2007: STOWA's 80th anniversary. Introduction of two limited edition pilot's watches: Flieger Automatic and Flieger Original.

2008/2009: Move to a new production building, which also houses a STOWA in-house museum with several historic watches produced by STOWA.

2010: Introduction of the STOWA Chronograph, which is based on a former pocket watch design. Launch of the Flieger Baumuster B with B-Dial. (Only 42 pieces of the original 55mm Pilot B-Dial watch have been produced during WW2, making the original Pilot B-Uhr is one of the rarest big pilot watches ever.)

2021: Stowa became part of Tempus Arte GmbH & Co. KG.

2022: STOWA celebrates its 95th anniversary.

2023: The brand receives a complete makeover in the form of a brand relaunch in the year following its 95th anniversary. The company is moving back to Pforzheim “back to the roots”, where the company has spent most of its history.

2024: STOWA releases the first in-house manufacture movement M1.

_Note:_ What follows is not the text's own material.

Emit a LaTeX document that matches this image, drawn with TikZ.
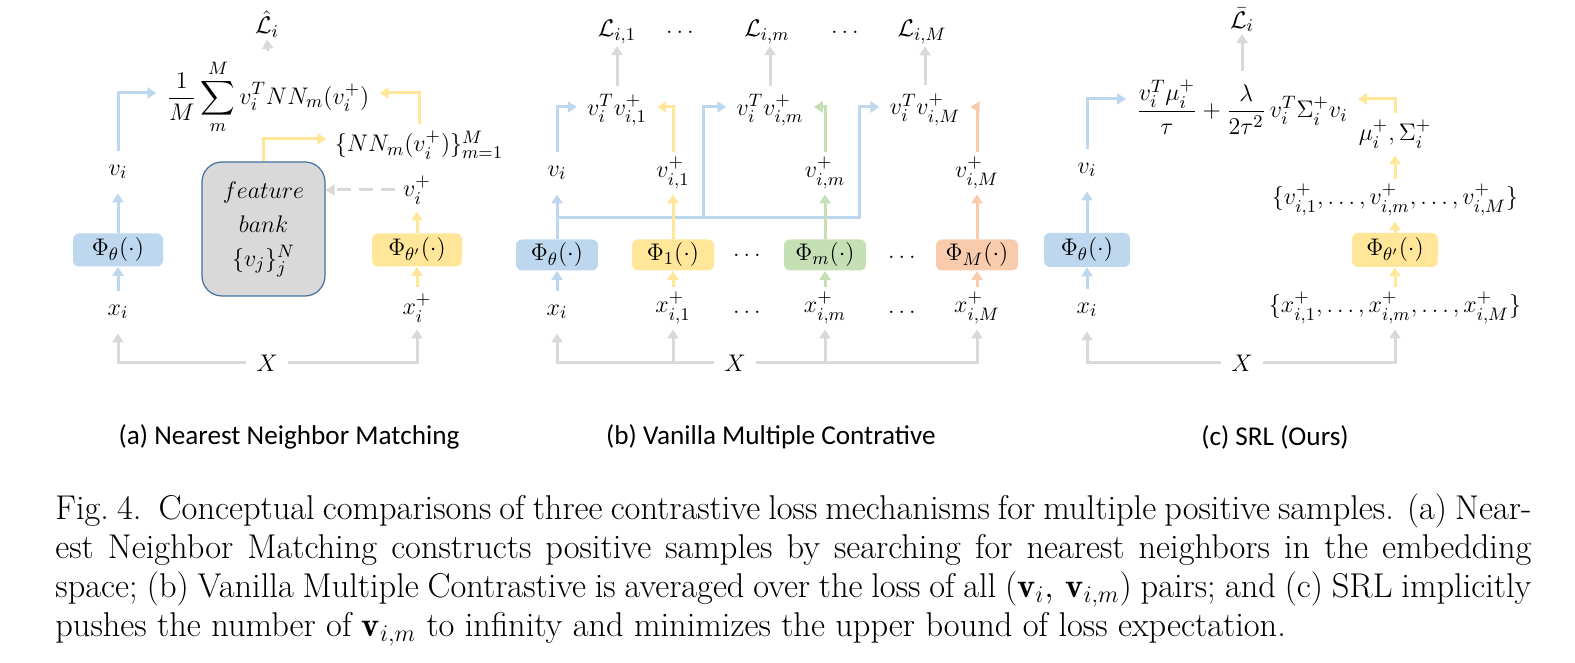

2026: STOWA engages in a new partnership with the FIA World Rally Championship (WRC). For the coming
WRC seasons, STOWA will act as Official WRC Time Keeper & Watch Partner of the FIA World Rally
Championship, supporting one of the most prestigious motorsport series in the world.

==Watch models==

As of 2020, STOWA has had several model lines:
- Antea: Replica of an original STOWA design from the 1930s.
- Antea back to bauhaus: Refreshed bauhaus design, in collaboration with designer Hartmut Esslinger, introduced in 2014.
- Chronograph: Chronograph models based on historic pocket watch designs.
- Flieger (Pilot): Homage to the original Beobachtungsuhren (B-Uhr) design.
- Flieger Verus: Contemporary pilot watch designs.
- Marine: Based on the marine chronometers used in navigation.
- Partitio: a Bauhaus design inspired watch, replicated from a 1930s STOWA design.
- Prodiver: Sports diving watches that are water resistant to 1000m. The dial and hand design of these are inspired by vintage STOWA Seatimes.
- Fieldwatch: a military design inspired tool watch.

The movements in STOWA's watches are Sellita and ETA movements with significant decoration and, in the case of their own M1 caliber, mechanical modifications.

==Distribution==
Since around 2001/02, STOWA has sold the majority of its watches directly to the customer, through its website or from its manufactory in Pforzheim. This direct-to-consumer approach minimizes distribution overhead, enabling STOWA to offer high-quality watches at more competitive prices than traditional wholesale and retail models.